What needs to be done
From the first line of the data below, copy each line up to the one containing "import * as", and include that line too.
○ ○ ○ ○
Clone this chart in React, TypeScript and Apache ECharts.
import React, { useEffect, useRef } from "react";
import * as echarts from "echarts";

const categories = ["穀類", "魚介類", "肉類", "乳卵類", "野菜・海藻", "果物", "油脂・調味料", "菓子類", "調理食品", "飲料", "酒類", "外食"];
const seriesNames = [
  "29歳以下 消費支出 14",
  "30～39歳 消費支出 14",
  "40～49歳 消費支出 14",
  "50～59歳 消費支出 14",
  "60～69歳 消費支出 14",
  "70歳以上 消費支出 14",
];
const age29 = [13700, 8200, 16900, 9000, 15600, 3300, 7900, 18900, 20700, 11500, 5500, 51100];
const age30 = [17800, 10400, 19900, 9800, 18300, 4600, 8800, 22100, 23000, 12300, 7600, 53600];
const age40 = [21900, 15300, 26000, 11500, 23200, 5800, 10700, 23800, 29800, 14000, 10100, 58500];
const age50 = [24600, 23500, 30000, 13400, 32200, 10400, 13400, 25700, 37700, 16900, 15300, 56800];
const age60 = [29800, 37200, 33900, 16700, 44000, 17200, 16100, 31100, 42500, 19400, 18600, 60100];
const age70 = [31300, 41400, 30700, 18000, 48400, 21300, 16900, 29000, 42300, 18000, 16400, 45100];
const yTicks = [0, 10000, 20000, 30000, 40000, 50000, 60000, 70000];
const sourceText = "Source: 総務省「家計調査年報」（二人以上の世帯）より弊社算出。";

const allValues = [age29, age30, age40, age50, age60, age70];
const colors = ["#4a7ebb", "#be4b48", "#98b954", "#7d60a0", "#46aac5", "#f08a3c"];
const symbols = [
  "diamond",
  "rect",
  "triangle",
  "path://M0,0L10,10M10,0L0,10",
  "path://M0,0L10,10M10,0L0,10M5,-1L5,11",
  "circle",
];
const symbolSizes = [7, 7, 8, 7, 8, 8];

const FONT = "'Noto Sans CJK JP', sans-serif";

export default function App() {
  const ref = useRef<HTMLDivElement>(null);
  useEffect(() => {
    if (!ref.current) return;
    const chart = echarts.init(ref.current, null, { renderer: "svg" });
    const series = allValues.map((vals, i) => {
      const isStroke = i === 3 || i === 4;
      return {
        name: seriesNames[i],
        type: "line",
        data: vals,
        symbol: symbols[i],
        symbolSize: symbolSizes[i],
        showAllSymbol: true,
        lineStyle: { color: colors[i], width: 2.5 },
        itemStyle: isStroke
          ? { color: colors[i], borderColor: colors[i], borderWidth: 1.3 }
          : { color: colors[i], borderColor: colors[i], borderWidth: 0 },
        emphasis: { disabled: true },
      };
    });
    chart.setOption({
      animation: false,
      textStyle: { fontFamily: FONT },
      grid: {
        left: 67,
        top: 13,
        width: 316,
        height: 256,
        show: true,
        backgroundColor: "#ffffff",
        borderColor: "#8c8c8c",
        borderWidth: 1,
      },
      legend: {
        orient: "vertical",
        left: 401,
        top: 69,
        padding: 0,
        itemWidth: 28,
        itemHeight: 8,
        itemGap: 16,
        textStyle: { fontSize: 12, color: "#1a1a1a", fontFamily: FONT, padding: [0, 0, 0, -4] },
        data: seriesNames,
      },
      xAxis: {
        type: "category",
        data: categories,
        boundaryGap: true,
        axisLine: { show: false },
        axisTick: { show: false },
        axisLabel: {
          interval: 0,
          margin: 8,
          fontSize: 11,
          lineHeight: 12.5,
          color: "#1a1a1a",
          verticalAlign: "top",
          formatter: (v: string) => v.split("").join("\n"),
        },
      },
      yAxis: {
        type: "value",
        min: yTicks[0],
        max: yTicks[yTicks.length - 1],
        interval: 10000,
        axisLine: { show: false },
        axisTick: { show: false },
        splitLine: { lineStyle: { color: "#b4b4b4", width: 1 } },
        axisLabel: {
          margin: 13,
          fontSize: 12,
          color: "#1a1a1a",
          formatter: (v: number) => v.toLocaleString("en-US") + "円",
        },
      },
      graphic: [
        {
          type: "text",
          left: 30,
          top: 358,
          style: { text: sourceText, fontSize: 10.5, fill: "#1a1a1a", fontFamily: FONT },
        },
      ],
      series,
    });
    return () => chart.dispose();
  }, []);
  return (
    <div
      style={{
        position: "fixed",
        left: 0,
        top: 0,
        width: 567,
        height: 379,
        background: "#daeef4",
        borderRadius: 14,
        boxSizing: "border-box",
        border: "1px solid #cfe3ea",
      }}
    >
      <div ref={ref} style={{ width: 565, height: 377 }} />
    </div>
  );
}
○ ○ ○ ○
Solved problem
Clone this chart in React, TypeScript and Apache ECharts.
import React, { useEffect, useRef } from "react";
import * as echarts from "echarts";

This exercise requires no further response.